According to the Center on Budget and Policy Priorities, state schools earned 24 percent of their revenues from student costs, in 1988. Over the next 20 years that percentage doubled.

Even with these challenges, affected institutions are making significant inroads in closing societal gaps in both degree attainment and workforce diversity.

“We hear a lot about the shortages of teachers…we hear much about men of color, especially right now, and we also hear about our great needs in STEM,” said Gasman. “What we’d like to urge people to do is – when they’re thinking about how institutions are funded – to think about how MSIs contribute in these critical areas.”

Other criticisms of the accountability plan include concerns about College Scorecard’s data source, the Integrated Postsecondary Education Data System (IPEDS). Researchers point out that among other blind spots, IPEDS does not include part-time, transfer, or non-traditional students, who are largely of color and/or low-income. Additionally, plans for the rating system do not yet include provisions to help poorly rated institutions improve.

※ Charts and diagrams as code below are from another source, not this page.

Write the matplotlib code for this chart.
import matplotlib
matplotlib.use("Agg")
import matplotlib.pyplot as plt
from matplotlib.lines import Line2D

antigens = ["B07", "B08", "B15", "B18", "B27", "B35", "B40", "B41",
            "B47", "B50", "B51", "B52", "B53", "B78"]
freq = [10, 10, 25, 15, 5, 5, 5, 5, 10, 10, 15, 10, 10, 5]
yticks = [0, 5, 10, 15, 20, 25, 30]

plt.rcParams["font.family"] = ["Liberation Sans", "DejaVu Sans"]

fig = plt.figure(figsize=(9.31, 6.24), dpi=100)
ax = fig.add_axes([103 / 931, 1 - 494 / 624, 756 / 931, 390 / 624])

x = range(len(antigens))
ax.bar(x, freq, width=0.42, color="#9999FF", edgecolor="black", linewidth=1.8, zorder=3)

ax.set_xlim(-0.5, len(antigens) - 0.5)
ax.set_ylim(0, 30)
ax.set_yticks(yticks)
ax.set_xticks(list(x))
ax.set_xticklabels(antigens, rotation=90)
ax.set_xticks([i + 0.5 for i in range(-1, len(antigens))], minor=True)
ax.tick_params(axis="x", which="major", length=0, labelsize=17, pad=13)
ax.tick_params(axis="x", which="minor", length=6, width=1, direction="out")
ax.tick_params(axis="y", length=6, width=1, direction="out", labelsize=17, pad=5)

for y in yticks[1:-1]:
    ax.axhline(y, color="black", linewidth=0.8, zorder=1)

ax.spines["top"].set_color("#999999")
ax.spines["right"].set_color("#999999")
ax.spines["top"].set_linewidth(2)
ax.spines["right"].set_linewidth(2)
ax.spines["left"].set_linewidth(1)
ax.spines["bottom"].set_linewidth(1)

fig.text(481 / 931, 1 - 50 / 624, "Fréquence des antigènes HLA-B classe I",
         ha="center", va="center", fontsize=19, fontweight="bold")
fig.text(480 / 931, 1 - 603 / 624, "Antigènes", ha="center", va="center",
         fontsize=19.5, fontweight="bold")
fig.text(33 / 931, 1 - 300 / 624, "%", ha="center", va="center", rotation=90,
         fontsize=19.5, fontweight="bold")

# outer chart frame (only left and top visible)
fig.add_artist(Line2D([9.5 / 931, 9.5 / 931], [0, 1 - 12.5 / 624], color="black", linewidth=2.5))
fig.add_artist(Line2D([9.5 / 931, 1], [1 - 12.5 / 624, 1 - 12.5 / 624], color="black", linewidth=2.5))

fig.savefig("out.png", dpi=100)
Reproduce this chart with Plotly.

“The goal is to have lots of opportunities for people to go to schools that serve them well. Our objective is not to eliminate, it’s to improve the overall system ability,” said policymaker Jamienne Studley, Deputy Under Secretary of Education, adding that schools with effective practices will be recognized and protected. “We’re not looking to eliminate unless there are places that are truly not using federal funds to get educational value for people. So improvement would be very important for us.”